O professor e psicólogo David Dunning leu essa história num daqueles almanaques cheios de fatos e estatísticas (Enzos e Valentinas, deem um Google) e ficou curioso para entender o que leva uma pessoa a ter uma noção tão equivocada em relação a algo. Foi aí que ele convocou seu melhor aluno da graduação, o Justin Kruger, e fez esse estudo sobre, digamos, a idiotice humana. A pesquisa incluía experimentos em que colocavam pessoas para fazer algumas tarefas e, quando terminavam, antes de saber o resultado do teste, pediam para elas se autoavaliarem. As tarefas incluíam temas como lógica e gramática. Entre os participantes havia os que eram mais entendidos, mas também tinha aqueles que não sabiam nada daquilo. O resultado foi que, quanto menor era a nota do teste, maior era a avaliação do seu autor. Boa parte das pessoas olhava para a tarefa e achava fácil, depois considerava que tinha se saído melhor do que a realidade. Ou seja, pessoas com baixa habilidade em uma tarefa tendem, paradoxalmente, a se superestimar. Além disso, o estudo também mostrou que se uma pessoa não entende de um assunto, não é capaz de atribuir valor a ele. Se eu não entendo nada de marketing digital, acho que para fazer isso basta criar uma arte no Canva e postar nas redes sociais.

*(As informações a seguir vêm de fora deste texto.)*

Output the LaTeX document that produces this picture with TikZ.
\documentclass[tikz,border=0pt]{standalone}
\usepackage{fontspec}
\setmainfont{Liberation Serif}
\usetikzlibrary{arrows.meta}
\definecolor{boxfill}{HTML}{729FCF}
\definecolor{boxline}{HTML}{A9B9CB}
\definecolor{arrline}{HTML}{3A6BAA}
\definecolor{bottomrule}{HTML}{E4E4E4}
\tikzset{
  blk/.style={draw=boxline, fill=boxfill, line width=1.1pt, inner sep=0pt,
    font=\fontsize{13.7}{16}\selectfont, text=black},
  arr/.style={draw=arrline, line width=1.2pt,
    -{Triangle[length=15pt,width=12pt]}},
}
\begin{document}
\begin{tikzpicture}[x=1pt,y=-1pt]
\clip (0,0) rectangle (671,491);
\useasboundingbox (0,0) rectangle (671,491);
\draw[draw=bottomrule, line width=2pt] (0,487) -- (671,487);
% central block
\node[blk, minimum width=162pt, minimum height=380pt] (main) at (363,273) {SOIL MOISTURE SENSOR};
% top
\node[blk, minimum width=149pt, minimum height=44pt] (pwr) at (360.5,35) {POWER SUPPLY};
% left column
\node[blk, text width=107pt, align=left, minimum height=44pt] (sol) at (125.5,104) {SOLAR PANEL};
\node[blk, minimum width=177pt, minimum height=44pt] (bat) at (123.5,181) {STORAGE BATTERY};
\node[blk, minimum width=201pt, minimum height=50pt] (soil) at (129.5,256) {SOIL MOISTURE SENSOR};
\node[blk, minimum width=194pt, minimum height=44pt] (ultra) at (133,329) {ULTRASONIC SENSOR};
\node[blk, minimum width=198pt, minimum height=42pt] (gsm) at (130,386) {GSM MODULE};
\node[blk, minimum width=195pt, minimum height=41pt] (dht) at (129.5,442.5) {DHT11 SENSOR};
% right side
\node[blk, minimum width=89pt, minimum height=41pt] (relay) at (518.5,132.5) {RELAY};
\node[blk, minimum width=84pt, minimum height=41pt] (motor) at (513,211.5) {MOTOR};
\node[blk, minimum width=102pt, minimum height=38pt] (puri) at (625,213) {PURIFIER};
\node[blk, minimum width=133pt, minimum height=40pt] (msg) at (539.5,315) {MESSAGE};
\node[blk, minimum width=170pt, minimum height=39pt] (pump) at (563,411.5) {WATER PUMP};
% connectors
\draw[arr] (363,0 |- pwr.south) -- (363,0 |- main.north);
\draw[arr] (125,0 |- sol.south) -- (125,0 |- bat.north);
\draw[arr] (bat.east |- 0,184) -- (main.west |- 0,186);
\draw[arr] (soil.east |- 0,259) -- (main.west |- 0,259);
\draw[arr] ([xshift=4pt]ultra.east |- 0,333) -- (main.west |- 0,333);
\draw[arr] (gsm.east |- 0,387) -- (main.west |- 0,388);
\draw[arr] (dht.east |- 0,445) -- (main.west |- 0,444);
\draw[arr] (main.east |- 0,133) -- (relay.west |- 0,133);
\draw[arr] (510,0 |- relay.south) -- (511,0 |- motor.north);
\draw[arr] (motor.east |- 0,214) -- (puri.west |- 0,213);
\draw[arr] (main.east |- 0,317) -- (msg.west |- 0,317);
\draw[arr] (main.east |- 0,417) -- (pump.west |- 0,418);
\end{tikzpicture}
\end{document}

O contrário também ocorreu. Aqueles que tinham maior habilidade ou noção daquela tarefa, responderam que seu resultado seria pior do que de fato ocorreu. Dizem que essa é a base para a síndrome do impostor. Quanto mais sabemos de algo, mais temos noção do quanto precisamos aprender ou estudar mais sobre o assunto.

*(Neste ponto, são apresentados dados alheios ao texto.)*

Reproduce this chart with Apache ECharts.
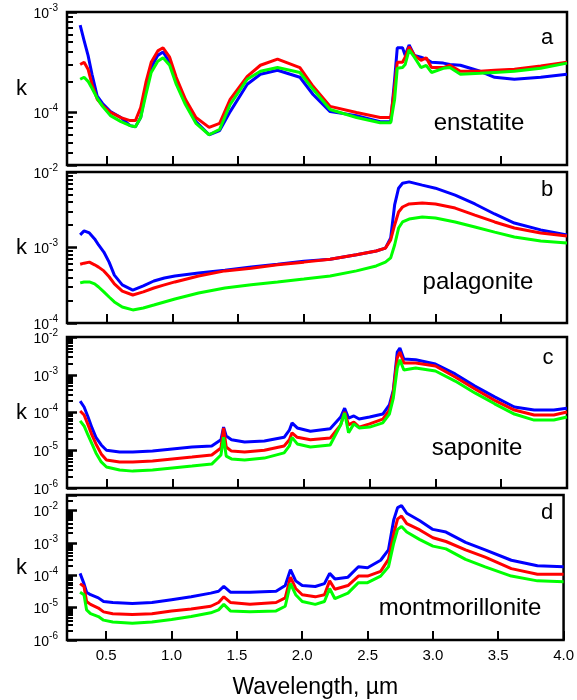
<!DOCTYPE html>
<html><head><meta charset="utf-8">
<script src="https://cdn.jsdelivr.net/npm/echarts@6/dist/echarts.min.js"></script>
<style>html,body{margin:0;padding:0;background:#fff}#c{width:577px;height:700px}</style>
</head><body><div id="c"></div>
<script>
// ---- data ----
const wlA = [0.30,0.33,0.36,0.39,0.43,0.47,0.53,0.61,0.68,0.72,0.76,0.80,0.84,0.89,0.93,0.98,1.03,1.10,1.18,1.28,1.36,1.44,1.57,1.67,1.80,1.97,2.07,2.20,2.40,2.58,2.66,2.69,2.71,2.75,2.77,2.80,2.84,2.89,2.93,2.97,3.06,3.11,3.19,3.34,3.45,3.60,3.80,4.00];
const blueA = [7.4e-4,5.2e-4,3.7e-4,2.4e-4,1.45e-4,1.23e-4,1.02e-4,8.9e-5,7.4e-5,7.2e-5,8.9e-5,1.7e-4,2.8e-4,3.7e-4,4.0e-4,3.16e-4,2.14e-4,1.29e-4,8.1e-5,6.0e-5,6.6e-5,1.02e-4,1.91e-4,2.4e-4,2.63e-4,2.24e-4,1.51e-4,1.02e-4,9.3e-5,8.1e-5,8.1e-5,2.14e-4,4.4e-4,4.4e-4,3.7e-4,4.7e-4,3.7e-4,3.55e-4,3.4e-4,3.16e-4,3.1e-4,3.0e-4,2.95e-4,2.57e-4,2.24e-4,2.14e-4,2.24e-4,2.4e-4];
const redA = [3.0e-4,3.16e-4,2.7e-4,1.91e-4,1.35e-4,1.17e-4,1.0e-4,8.9e-5,8.3e-5,8.3e-5,1.12e-4,2.0e-4,3.16e-4,4.1e-4,4.4e-4,3.55e-4,2.24e-4,1.35e-4,8.9e-5,7.1e-5,7.8e-5,1.35e-4,2.29e-4,2.95e-4,3.4e-4,2.8e-4,1.82e-4,1.15e-4,1.0e-4,8.9e-5,8.9e-5,1.78e-4,3.16e-4,3.16e-4,3.55e-4,4.5e-4,3.7e-4,3.3e-4,3.5e-4,2.8e-4,2.8e-4,2.95e-4,2.57e-4,2.57e-4,2.63e-4,2.7e-4,2.9e-4,3.16e-4];
const greenA = [2.14e-4,2.24e-4,2.04e-4,1.74e-4,1.38e-4,1.15e-4,9.3e-5,8.1e-5,7.4e-5,7.2e-5,8.9e-5,1.51e-4,2.5e-4,3.24e-4,3.5e-4,2.95e-4,1.91e-4,1.2e-4,7.8e-5,6.0e-5,6.8e-5,1.2e-4,2.14e-4,2.57e-4,2.8e-4,2.5e-4,1.7e-4,1.07e-4,8.9e-5,7.9e-5,7.9e-5,1.35e-4,2.75e-4,2.8e-4,3.0e-4,4.2e-4,3.55e-4,2.8e-4,2.95e-4,2.5e-4,2.75e-4,2.8e-4,2.4e-4,2.45e-4,2.5e-4,2.57e-4,2.75e-4,3.1e-4];

const wlB = [0.30,0.33,0.37,0.41,0.44,0.48,0.52,0.56,0.62,0.70,0.78,0.86,0.94,1.02,1.2,1.4,1.6,1.8,2.0,2.2,2.4,2.55,2.62,2.66,2.69,2.72,2.75,2.80,2.90,3.0,3.15,3.3,3.45,3.6,3.8,4.0];
const blueB = [1.47e-3,1.66e-3,1.56e-3,1.30e-3,1.08e-3,8.7e-4,6.4e-4,4.3e-4,3.2e-4,2.73e-4,3.1e-4,3.6e-4,3.94e-4,4.2e-4,4.6e-4,5.0e-4,5.5e-4,6.0e-4,6.6e-4,7.0e-4,8.0e-4,9.0e-4,9.8e-4,1.34e-3,3.66e-3,6.1e-3,7.1e-3,7.4e-3,6.7e-3,6.1e-3,4.95e-3,3.77e-3,2.78e-3,2.11e-3,1.71e-3,1.47e-3];
const redB = [6.0e-4,6.2e-4,6.4e-4,5.9e-4,5.5e-4,4.9e-4,4.1e-4,3.3e-4,2.65e-4,2.35e-4,2.58e-4,2.91e-4,3.2e-4,3.5e-4,4.2e-4,4.9e-4,5.3e-4,5.9e-4,6.4e-4,7.0e-4,8.0e-4,9.0e-4,9.8e-4,1.26e-3,1.99e-3,2.95e-3,3.44e-3,3.77e-3,3.88e-3,3.77e-3,3.33e-3,2.69e-3,2.18e-3,1.81e-3,1.56e-3,1.42e-3];
const greenB = [3.4e-4,3.5e-4,3.5e-4,3.3e-4,3.0e-4,2.58e-4,2.21e-4,1.90e-4,1.63e-4,1.49e-4,1.58e-4,1.73e-4,1.90e-4,2.08e-4,2.5e-4,2.91e-4,3.2e-4,3.5e-4,3.83e-4,4.2e-4,4.9e-4,5.7e-4,6.4e-4,7.3e-4,1.08e-3,1.81e-3,2.18e-3,2.38e-3,2.54e-3,2.46e-3,2.18e-3,1.87e-3,1.60e-3,1.38e-3,1.22e-3,1.15e-3];

const wlC = [0.30,0.33,0.36,0.39,0.42,0.46,0.50,0.60,0.70,0.85,1.00,1.15,1.30,1.37,1.39,1.41,1.45,1.55,1.70,1.85,1.89,1.91,1.95,2.05,2.20,2.28,2.31,2.34,2.38,2.42,2.50,2.60,2.65,2.68,2.71,2.73,2.76,2.85,3.00,3.15,3.30,3.45,3.60,3.75,3.90,4.00];
const blueC = [2.0e-4,1.4e-4,7.6e-5,3.9e-5,2.2e-5,1.38e-5,1.0e-5,9.0e-6,9.0e-6,9.5e-6,1.08e-5,1.22e-5,1.30e-5,1.9e-5,4.1e-5,2.4e-5,1.9e-5,1.66e-5,1.76e-5,2.2e-5,3.4e-5,5.3e-5,3.9e-5,3.2e-5,3.7e-5,7.6e-5,1.3e-4,7.1e-5,8.1e-5,6.7e-5,7.6e-5,9.1e-5,1.6e-4,3.9e-4,4.0e-3,5.1e-3,2.6e-3,2.5e-3,1.93e-3,1.05e-3,5.0e-4,2.6e-4,1.4e-4,1.16e-4,1.16e-4,1.3e-4];
const redC = [1.1e-4,8.6e-5,4.7e-5,2.5e-5,1.47e-5,8.0e-6,5.5e-6,4.9e-6,4.9e-6,5.2e-6,5.9e-6,6.6e-6,7.5e-6,1.15e-5,3.9e-5,1.22e-5,9.5e-6,9.0e-6,1.0e-5,1.30e-5,1.9e-5,2.9e-5,2.2e-5,1.9e-5,2.1e-5,4.7e-5,1.03e-4,4.7e-5,5.6e-5,4.1e-5,5.0e-5,6.7e-5,1.16e-4,3.5e-4,2.8e-3,4.0e-3,2.05e-3,2.05e-3,1.71e-3,8.7e-4,4.2e-4,2.1e-4,1.16e-4,8.6e-5,8.6e-5,1.03e-4];
const greenC = [6.0e-5,4.4e-5,2.5e-5,1.47e-5,8.5e-6,4.9e-6,3.6e-6,3.0e-6,2.8e-6,3.0e-6,3.4e-6,3.8e-6,4.3e-6,7.5e-6,2.2e-5,7.0e-6,5.9e-6,5.5e-6,6.2e-6,8.5e-6,1.30e-5,2.2e-5,1.47e-5,1.22e-5,1.38e-5,4.7e-5,9.7e-5,2.9e-5,5.0e-5,3.9e-5,4.1e-5,5.3e-5,9.1e-5,2.4e-4,1.51e-3,2.5e-3,1.34e-3,1.51e-3,1.26e-3,6.8e-4,3.3e-4,1.7e-4,9.1e-5,6.3e-5,6.3e-5,7.6e-5];

const wlD = [0.30,0.31,0.33,0.35,0.38,0.44,0.48,0.55,0.70,0.85,1.00,1.15,1.30,1.36,1.40,1.45,1.60,1.80,1.87,1.91,1.95,2.00,2.10,2.17,2.21,2.25,2.35,2.43,2.50,2.60,2.66,2.70,2.73,2.76,2.80,2.90,3.00,3.10,3.25,3.40,3.60,3.80,4.00];
const blueD = [1.14e-4,1.31e-4,5.5e-5,3.0e-5,2.5e-5,2.0e-5,1.54e-5,1.44e-5,1.35e-5,1.44e-5,1.76e-5,2.15e-5,2.8e-5,3.2e-5,4.5e-5,3.0e-5,3.0e-5,3.2e-5,4.8e-5,1.49e-4,6.7e-5,4.8e-5,4.5e-5,5.5e-5,1.14e-4,7.7e-5,8.7e-5,1.82e-4,1.71e-4,2.9e-4,6.1e-4,5.1e-3,1.22e-2,1.40e-2,8.2e-3,4.8e-3,2.6e-3,2.15e-3,1.03e-3,6.1e-4,2.9e-4,1.95e-4,1.82e-4];
const redD = [5.5e-5,5.9e-5,4.5e-5,1.54e-5,1.26e-5,9.7e-6,7.4e-6,6.5e-6,6.1e-6,6.5e-6,7.9e-6,9.1e-6,1.10e-5,1.44e-5,2.15e-5,1.44e-5,1.26e-5,1.44e-5,2.0e-5,8.7e-5,3.9e-5,2.5e-5,2.15e-5,2.5e-5,6.7e-5,3.7e-5,4.8e-5,9.4e-5,9.4e-5,1.31e-4,3.1e-4,1.88e-3,5.5e-3,6.7e-3,3.9e-3,2.5e-3,1.44e-3,1.10e-3,6.1e-4,3.6e-4,1.60e-4,1.07e-4,1.07e-4];
const greenD = [3.0e-5,3.2e-5,2.5e-5,8.5e-6,6.5e-6,5.3e-6,4.1e-6,3.6e-6,3.3e-6,3.6e-6,4.3e-6,5.3e-6,6.9e-6,8.5e-6,1.26e-5,7.9e-6,7.4e-6,7.9e-6,1.10e-5,5.5e-5,2.5e-5,1.54e-5,1.26e-5,1.54e-5,3.9e-5,1.88e-5,2.8e-5,5.9e-5,5.9e-5,9.4e-5,1.82e-4,9.7e-4,2.6e-3,3.2e-3,2.15e-3,1.26e-3,7.9e-4,6.5e-4,3.1e-4,1.82e-4,9.4e-5,6.7e-5,6.3e-5];

const yRanges = [[3e-5,1e-3],[1e-4,1e-2],[1e-6,1e-2],[1e-6,3e-2]];
const panelLetters = ['a','b','c','d'];
const mineralNames = ['enstatite','palagonite','saponite','montmorillonite'];
const xTickLabels = ['0.5','1.0','1.5','2.0','2.5','3.0','3.5','4.0'];
const xTitle = 'Wavelength, \u00b5m';
const yTitle = 'k';

// ---- chart ----
const FONT = '"Liberation Sans", Arial, sans-serif';
const panels = [
  {wl: wlA, s: [blueA, redA, greenA]},
  {wl: wlB, s: [blueB, redB, greenB]},
  {wl: wlC, s: [blueC, redC, greenC]},
  {wl: wlD, s: [blueD, redD, greenD]}
];
const colors = ['#0000ff','#ff0000','#00ff00'];
const gridTops = [12, 172, 337, 495];
const gridHeights = [153, 151, 151, 153];

function supLabel(v){
  const l = Math.log10(v);
  const e = Math.round(l);
  if (Math.abs(l - e) > 1e-6) return '';
  return '{a|10}{b|' + e + '}';
}

const grid = [], xAxis = [], yAxis = [], series = [];
panels.forEach((p, i) => {
  grid.push({left: 67, width: 500, top: gridTops[i], height: gridHeights[i],
    show: true, borderColor: '#000', borderWidth: 2.5, backgroundColor: 'transparent'});
  xAxis.push({type: 'value', gridIndex: i, min: 0.2, max: 4.0, splitNumber: 8,
    axisLine: {show: false},
    axisTick: {show: true, inside: true, length: 9, lineStyle: {color: '#000', width: 2}},
    splitLine: {show: false},
    axisLabel: {show: i === 3, color: '#000', fontSize: 15, fontFamily: FONT, margin: 8,
      formatter: v => { const s = v.toFixed(1); return xTickLabels.indexOf(s) >= 0 ? s : ''; }},
    name: i === 3 ? xTitle : '', nameLocation: 'middle', nameGap: 36,
    nameTextStyle: {color: '#000', fontSize: 23, fontFamily: FONT}
  });
  yAxis.push({type: 'log', logBase: 10, gridIndex: i, min: yRanges[i][0], max: yRanges[i][1],
    axisLine: {show: false},
    axisTick: {show: true, inside: true, length: 10, lineStyle: {color: '#000', width: 2.5}},
    minorTick: {show: true, splitNumber: 9, length: 6, lineStyle: {color: '#000', width: 2}},
    splitLine: {show: false}, minorSplitLine: {show: false},
    axisLabel: {color: '#000', margin: 9, formatter: supLabel,
      rich: {a: {fontSize: 14, fontFamily: FONT, color: '#000', padding: [4,0,0,0]},
             b: {fontSize: 10, fontFamily: FONT, color: '#000', verticalAlign: 'top'}}},
    name: yTitle, nameLocation: 'middle', nameRotate: 0, nameGap: 40,
    nameTextStyle: {color: '#000', fontSize: 22, fontFamily: FONT}
  });
  p.s.forEach((vals, j) => {
    series.push({type: 'line', xAxisIndex: i, yAxisIndex: i, showSymbol: false, symbol: 'none',
      data: p.wl.map((w, k) => [w, vals[k]]), lineStyle: {color: colors[j], width: 3},
      itemStyle: {color: colors[j]}, animation: false, z: 2 + j, clip: true});
  });
});

const letterPos = [[547,38],[547,190],[548,358],[547,513]];
const namePos = [[479,123],[478,282],[477,448],[460,608]];
const graphic = [];
panelLetters.forEach((t, i) => graphic.push({type: 'text', x: letterPos[i][0], y: letterPos[i][1],
  style: {text: t, fill: '#000', font: '22px ' + FONT, textAlign: 'center', textVerticalAlign: 'middle'}}));
mineralNames.forEach((t, i) => graphic.push({type: 'text', x: namePos[i][0], y: namePos[i][1],
  style: {text: t, fill: '#000', font: '24px ' + FONT, textAlign: 'center', textVerticalAlign: 'middle'}}));

const chart = echarts.init(document.getElementById('c'), null, {renderer: 'canvas'});
chart.setOption({animation: false, backgroundColor: '#fff', grid, xAxis, yAxis, series, graphic});
</script></body></html>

Ouvi recentemente uma música que tem uma frase sensacional: “o erro do errado é achar que faz tudo direito”. A letra fala de questões atuais de relacionamentos, mas rapidamente identifiquei ali o efeito Dunning-Kruger! De onde eu menos esperava.
Somos levados por esse viés cognitivo a todo momento. Basta perguntar para um motorista como ele avalia seu comportamento na direção. Se for homenzinho, 100% vai responder que dirige tão bem como um piloto de Fórmula 1. Mas aí, basta sairmos de casa para “enfrentar” o trânsito em qualquer dia e horário… É tanta barbaridade! A conta não fecha!
O podcast “Boa Noite Internet” tem um episódio sensacional sobre esse tema. Nele, o Cris Dias afirma que nos achamos mais espertos do que a média, mesmo em coisas que não estamos acima da média; também diz que a primeira regra do Clube Dunning-Kruger é que não sabemos que estamos no Clube Dunning-Kruger. Se você, raro leitor, não sabia, seja bem-vindo!
E enquanto você lia esse superestimado texto, saiu mais um gol da Alemanha!